Many of the consequences that each format carries manifest during loops that scroll through each character of the parsed INI file. Inserting conditions inside loops creates slow code, and if these conditions are not going to change during the loop, unacceptable code – for instance, it does not make much sense to check for every character whether a format supports quotes or not, this is something that will remain constant during the entire parsing. The normal solution would be that of keeping the constant conditions outside the loops and creating slightly different loops for each case, but this is unthinkable with 110592 possibilities. There is however also a third way: bit masks. Bit masks allow to collapse several conditions into one single operation and keep the complexity constant.

Let us make a concrete example.

A format that supports quotes needs to check if a backslash precedes the quotes or not. This check would be needed even if our parser supported only one single format, it is simply part of the quotes feature.

Let us imagine that we create a boolean named b_backslash_precedes for that. For every character the loop will have to check something similar to ‘chr == ’"' && !b_backslash_precedes`.

With multiple formats though, the check would have to become chr == '"' && !b_backslash_precedes && !b_format_no_quotes – with one more check to do, and the ugly reality that b_format_no_quotes would remain constant for the entire loop.

However, if b_backslash_precedes were the flag 1 of a bit mask and we used chr == '"' && !(bitmask & 1) for the first check, adding also the second check would simply transform the condition into chr == '"' && !(bitmask & 3) – with b_format_no_quotes corresponding to the bit 2 of the bit mask. No operations would be added, only the numbers would change. The fact that we are checking a constant on every character has become irrelevant; doing bitmask & 3 will not be slower than doing bitmask & 1.

This example illustrates how bit masks can collapse several conditions into single operations and ease the repercussions on the final performance. Unfortunately the conditions libconfini has to check are usually never just two, but dozens each time. And while bit masks do keep the number of branches constant, they definitely look esoteric.

The usual way to avoid esoteric code is that of using enum labels for bitflags. With libconfini however this would not help much: bitflags are used so often that it would just fill the entire source code of enums. The esoterism would just change form.
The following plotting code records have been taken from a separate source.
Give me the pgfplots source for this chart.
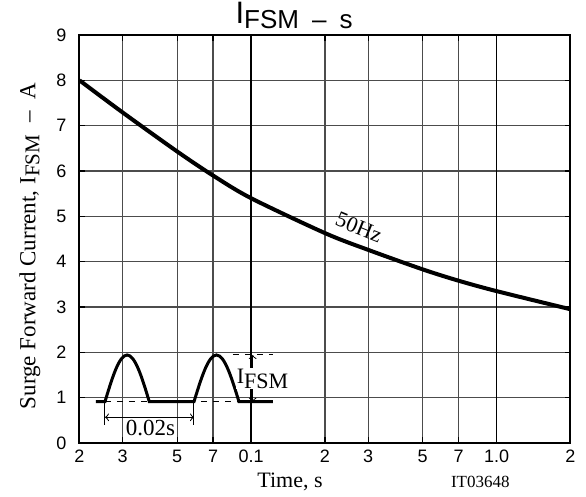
\documentclass[border=0pt]{standalone}
\usepackage{fontspec}
\setmainfont{Liberation Serif}
\setsansfont{Liberation Sans}
\usepackage{pgfplots}
\pgfplotsset{compat=1.18}
\begin{document}
\begin{tikzpicture}
\begin{axis}[
  name=ax, at={(0,0)}, anchor=south west,
  scale only axis, width=245.5pt, height=204pt,
  xmode=log, xmin=0.02, xmax=2, ymin=0, ymax=9,
  xtick={0.02,0.03,0.05,0.07,0.1,0.2,0.3,0.5,0.7,1,2},
  xticklabels={2,3,5,7,\raisebox{-2pt}{0.1},2,3,5,7,\raisebox{-2pt}{1.0},2},
  minor xtick={},
  ytick={0,1,...,9},
  grid=major,
  major grid style={line width=0.6pt, black!70},
  axis line style={line width=1pt},
  tick align=inside, major tick length=3pt,
  tick style={black, line width=0.6pt},
  ticklabel style={font=\sffamily\fontsize{9}{10}\selectfont},
  /pgf/number format/assume math mode=true,
  yticklabel style={xshift=-3pt},
  xlabel={Time, s},
  xlabel style={at={(axis description cs:0.4287,-0.0949)}, anchor=center,
    font=\fontsize{11}{13}\selectfont},
  ylabel={Surge Forward Current, I\raisebox{-2pt}{\fontsize{10.5}{11}\selectfont FSM}\hspace{6pt}--\hspace{6pt}A},
  ylabel style={at={(axis description cs:-0.101,0.483)}, anchor=center,
    font=\fontsize{11.5}{13}\selectfont},
  clip mode=individual,
]
% 0.1 and 1.0 decade lines drawn darker
\draw[black, line width=0.7pt] (axis cs:0.1,0) -- (axis cs:0.1,9);
\draw[black, line width=0.7pt] (axis cs:1,0) -- (axis cs:1,9);

\addplot[black, line width=2pt, smooth] coordinates {
  (0.02,8.0) (0.03,7.29) (0.05,6.43) (0.07,5.9) (0.1,5.4)
  (0.2,4.63) (0.3,4.26) (0.5,3.83) (0.7,3.58) (1,3.35) (2,2.95)
};
\node[rotate=-22, inner sep=0pt, font=\fontsize{11}{13}\selectfont] at (axis cs:0.275,4.76) {50Hz};

% inset waveform
\draw[dashed, line width=0.5pt] (axis description cs:0.0519,0.1012) -- (axis description cs:0.394,0.1012);
\draw[dashed, line width=0.5pt] (axis description cs:0.3126,0.2157) -- (axis description cs:0.394,0.2157);
\draw[line width=1.5pt]
  (axis description cs:0.0336,0.1012) -- (axis description cs:0.0519,0.1012)
  sin (axis description cs:0.097,0.2157) cos (axis description cs:0.1422,0.1012)
  -- (axis description cs:0.2332,0.1012)
  sin (axis description cs:0.279,0.2157) cos (axis description cs:0.3248,0.1012)
  -- (axis description cs:0.394,0.1012);
\draw[line width=0.5pt] (axis description cs:0.0519,0.1012) -- (axis description cs:0.0519,0.0441);
\draw[line width=0.5pt] (axis description cs:0.2332,0.1012) -- (axis description cs:0.2332,0.0441);
\draw[<->, line width=0.5pt] (axis description cs:0.0519,0.063) -- (axis description cs:0.2332,0.063);
\node[fill=white, inner sep=1pt, font=\fontsize{11.5}{13}\selectfont] at (axis description cs:0.1446,0.0368) {0.02s};
\draw[<->, line width=0.5pt] (axis description cs:0.3527,0.2157) -- (axis description cs:0.3527,0.1012);
\node[fill=white, inner sep=0.5pt, font=\fontsize{11}{12}\selectfont] at (axis description cs:0.3727,0.158) {I\raisebox{-2.5pt}{FSM}};

% title and drawing number
\node[anchor=base, inner sep=0pt, font=\sffamily\fontsize{13}{14}\selectfont] at (axis description cs:0.437,1.016)
  {\raisebox{2.7pt}{\fontsize{15.5}{17}\selectfont I}FSM\enspace--\enspace s};
\node[anchor=east, inner sep=0pt, font=\fontsize{8.5}{9}\selectfont] at (axis description cs:0.8768,-0.0956) {IT03648};
\end{axis}
\pgfresetboundingbox
\path (-39.75pt,-27pt) rectangle (253.25pt,221.5pt);
\end{tikzpicture}
\end{document}
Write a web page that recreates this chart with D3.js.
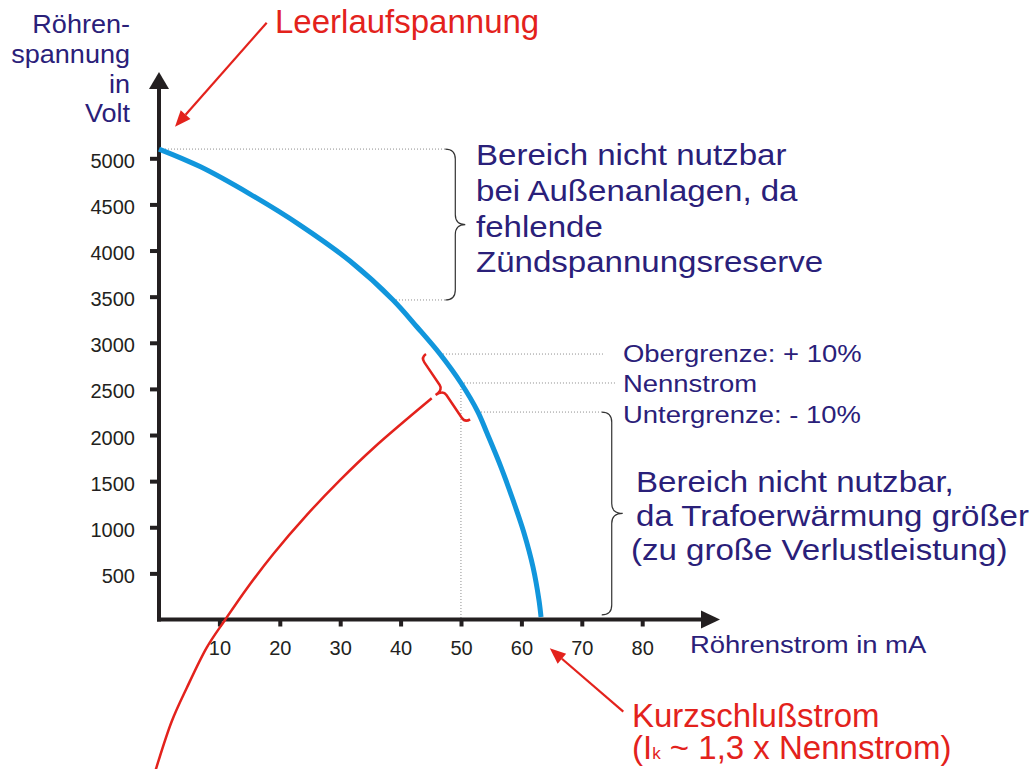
<!DOCTYPE html>
<html>
<head>
<meta charset="utf-8">
<script src="https://cdn.jsdelivr.net/npm/d3@7"></script>
<style>
  body { margin: 0; background: #fff; }
  svg { display: block; font-family: "Liberation Sans", Arial, sans-serif; }
</style>
</head>
<body>
<svg id="chart" width="1036" height="769"></svg>
<script>
// Kennlinie Streufeldtrafo: Röhrenspannung über Röhrenstrom

// blue characteristic (mA / V)
var curve_mA = [0, 6.79, 15.07, 23.34, 31.62, 38.74, 42.72, 46.52, 49.99, 52.81, 54.30, 56.62, 58.61, 60.43, 61.92, 62.91, 63.25];
var curve_V  = [5100, 4910, 4612, 4276, 3886, 3464, 3171, 2878, 2564, 2249, 2021, 1652, 1295, 938, 569, 211, 27];

// red curve (runs on below the axis)
var red_mA = [-0.88, -0.38, 2.10, 4.59, 7.90, 10.93, 14.52, 18.92, 24.45, 29.97, 35.48, 45.15];
var red_V  = [-1702, -1594, -1106, -743, -304, -5, 334, 711, 1132, 1511, 1857, 2398];

// tick labels
var xTicks = [10, 20, 30, 40, 50, 60, 70, 80];
var yTicks = [500, 1000, 1500, 2000, 2500, 3000, 3500, 4000, 4500, 5000];

// marked operating points
var leerlaufV = 5100;
var reserveI = 38.74, reserveV = 3464;
var oberI = 46.52, oberV = 2878;
var nennI = 49.99, nennV = 2564;
var unterI = 52.81, unterV = 2249;

var yTitle = ["Röhren-", "spannung", "in", "Volt"];
var topNote = ["Bereich nicht nutzbar", "bei Außenanlagen, da", "fehlende", "Zündspannungsreserve"];
var lowNote = ["Bereich nicht nutzbar,", "da Trafoerwärmung größer", "(zu große Verlustleistung)"];

var navy = "#2a2079";
var red = "#e3221c";
var blue = "#1196dc";
var ink = "#231f20";
var dots = "#8c8c8c";

var svg = d3.select("#chart");

var x = d3.scaleLinear().domain([0, 80]).range([159, 642.2]);
var y = d3.scaleLinear().domain([0, 5000]).range([619.5, 158.3]);

// text helper (some labels are slightly stretched in the original)
function label(str, px, py, size, color, anchor, sx) {
  return svg.append("text")
    .attr("transform", "translate(" + px + "," + py + ") scale(" + (sx || 1) + ",1)")
    .attr("font-size", size)
    .attr("fill", color)
    .attr("text-anchor", anchor || "start")
    .text(str);
}

// curly brace from A to B, cusp on the left side of the travel direction
function brace(ax, ay, bx, by, h, d) {
  var L = Math.hypot(bx - ax, by - ay);
  var ang = Math.atan2(by - ay, bx - ax) * 180 / Math.PI;
  var m = L / 2;
  var p = "M0,0 Q0," + h + " " + h + "," + h +
    " L" + (m - h) + "," + h +
    " Q" + m + "," + h + " " + m + "," + (h + d) +
    " Q" + m + "," + h + " " + (m + h) + "," + h +
    " L" + (L - h) + "," + h +
    " Q" + L + "," + h + " " + L + ",0";
  return svg.append("path")
    .attr("d", p)
    .attr("fill", "none")
    .attr("transform", "translate(" + ax + "," + ay + ") rotate(" + ang + ")");
}

function arrow(x1, y1, x2, y2, len, hw, color) {
  var a = Math.atan2(y2 - y1, x2 - x1);
  var bx = x2 - len * Math.cos(a), by = y2 - len * Math.sin(a);
  svg.append("line")
    .attr("x1", x1).attr("y1", y1).attr("x2", bx).attr("y2", by)
    .attr("stroke", color).attr("stroke-width", 2.2);
  svg.append("path")
    .attr("d", "M" + x2 + "," + y2 +
      "L" + (bx + hw * Math.sin(a)) + "," + (by - hw * Math.cos(a)) +
      "L" + (bx - hw * Math.sin(a)) + "," + (by + hw * Math.cos(a)) + "Z")
    .attr("fill", color);
}

// dotted helper lines
var guides = [
  [[0, leerlaufV], [47.4, leerlaufV]],
  [[reserveI, reserveV], [47.4, reserveV]],
  [[oberI, oberV], [73.5, oberV]],
  [[nennI, nennV], [75.5, nennV]],
  [[unterI, unterV], [73.3, unterV]],
  [[nennI, nennV], [nennI, 0]]
];
svg.selectAll(".guide").data(guides).enter().append("line")
  .attr("class", "guide")
  .attr("x1", function(d) { return x(d[0][0]); })
  .attr("y1", function(d) { return y(d[0][1]); })
  .attr("x2", function(d) { return x(d[1][0]); })
  .attr("y2", function(d) { return y(d[1][1]); })
  .attr("stroke", dots)
  .attr("stroke-width", 1)
  .attr("stroke-dasharray", "1,2");

// axes
var xAxis = svg.append("g")
  .attr("transform", "translate(0," + y(0) + ")")
  .call(d3.axisBottom(x).tickValues(xTicks).tickSize(7).tickPadding(14).tickSizeOuter(0));
var yAxis = svg.append("g")
  .attr("transform", "translate(" + x(0) + ",0)")
  .call(d3.axisLeft(y).tickValues(yTicks).tickFormat(d3.format("d"))
    .tickSize(9).tickPadding(15).tickSizeOuter(0));

[xAxis, yAxis].forEach(function(g) {
  g.select(".domain").remove();
  g.selectAll(".tick line").attr("stroke", ink).attr("stroke-width", 4);
  g.selectAll(".tick text").attr("fill", ink).attr("font-size", 20)
    .attr("font-family", "Liberation Sans, Arial, sans-serif");
});
yAxis.selectAll(".tick text").attr("dy", "0.45em");

// axis lines with arrow heads
svg.append("line")
  .attr("x1", x(0)).attr("y1", y(0) + 2).attr("x2", x(0)).attr("y2", 86)
  .attr("stroke", ink).attr("stroke-width", 4);
svg.append("path")
  .attr("d", "M" + x(0) + ",72 L" + (x(0) - 10) + ",89 L" + (x(0) + 10) + ",89 Z")
  .attr("fill", ink);
svg.append("line")
  .attr("x1", x(0) - 2).attr("y1", y(0)).attr("x2", 704).attr("y2", y(0))
  .attr("stroke", ink).attr("stroke-width", 4);
svg.append("path")
  .attr("d", "M720," + y(0) + " L701," + (y(0) - 9) + " L701," + (y(0) + 9) + " Z")
  .attr("fill", ink);

var line = d3.line()
  .x(function(d) { return x(d[0]); })
  .y(function(d) { return y(d[1]); })
  .curve(d3.curveCatmullRom.alpha(0.5));

// red curve
var redPts = red_mA.map(function(v, i) { return [v, red_V[i]]; });
svg.append("path")
  .datum(redPts)
  .attr("d", line)
  .attr("fill", "none")
  .attr("stroke", red)
  .attr("stroke-width", 2.5);

// blue characteristic
var bluePts = curve_mA.map(function(v, i) { return [v, curve_V[i]]; });
svg.append("path")
  .datum(bluePts)
  .attr("d", line)
  .attr("fill", "none")
  .attr("stroke", blue)
  .attr("stroke-width", 5);

// braces
brace(x(47.4), y(reserveV), x(47.4), y(leerlaufV), 10, 10)
  .attr("stroke", "#333").attr("stroke-width", 1.2);
brace(x(73.3), y(50), x(73.3), y(unterV), 10, 11)
  .attr("stroke", "#333").attr("stroke-width", 1.2);
brace(x(44.2), y(oberV), x(51.5), y(2170), 6, 9)
  .attr("stroke", red).attr("stroke-width", 2.5);

// arrows
arrow(266.7, 22.7, x(2.65), y(5343), 16, 6.5, red);
arrow(623.3, 711.7, x(64.7), y(-312), 16, 6.5, red);

// labels
yTitle.forEach(function(t, i) {
  label(t, 130, [33, 63, 92.5, 121.5][i], 26, navy, "end", 1.04);
});
label("Röhrenstrom in mA", 690, 653, 24.5, navy, "start", 1.12);

topNote.forEach(function(t, i) {
  label(t, 476, [165, 201, 236.5, 272][i], 29, navy, "start", 1.14);
});
lowNote.forEach(function(t, i) {
  label(t, [636, 636, 631][i], [491.7, 526, 560][i], 29, navy, "start", 1.14);
});

label("Obergrenze: + 10%", 623, 361.7, 24.5, navy, "start", 1.12);
label("Nennstrom", 623, 391.7, 24.5, navy, "start", 1.12);
label("Untergrenze: - 10%", 623, 423.3, 24.5, navy, "start", 1.12);

label("Leerlaufspannung", 275, 33, 33, red);
label("Kurzschlußstrom", 632, 726.7, 33, red);
var ik = label("(I", 632, 758.5, 33, red);
ik.append("tspan").attr("font-size", 17).text("k");
ik.append("tspan").text(" ~ 1,3 x Nennstrom)");
</script>
</body>
</html>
I am sorry if the code scares you, but there are no other ways, I am afraid.¹ If you want to understand how the library works you will have to get used to deal with magic numbers. Once you have learned how to read them, though, they will look a bit less magic; or at least not more magic than any other ordinary ollection of bit flags.

Notes

  1. Lately it has been explored the possibility of using the m4 preprocessor for templating the functions that make heavy use of bit masks. This solution seems to create an acceptable compromise; however it has been explored only very recently, and rewriting in another language code that already works only for the sake of having human-friendly labels is not a worthy goal. The finding will make it possible nonetheless, from now on, to create such m4 templates “on demand” every time a bug in one of the existing functions is discovered (for facilitating the analysis), or when a new feature is introduced.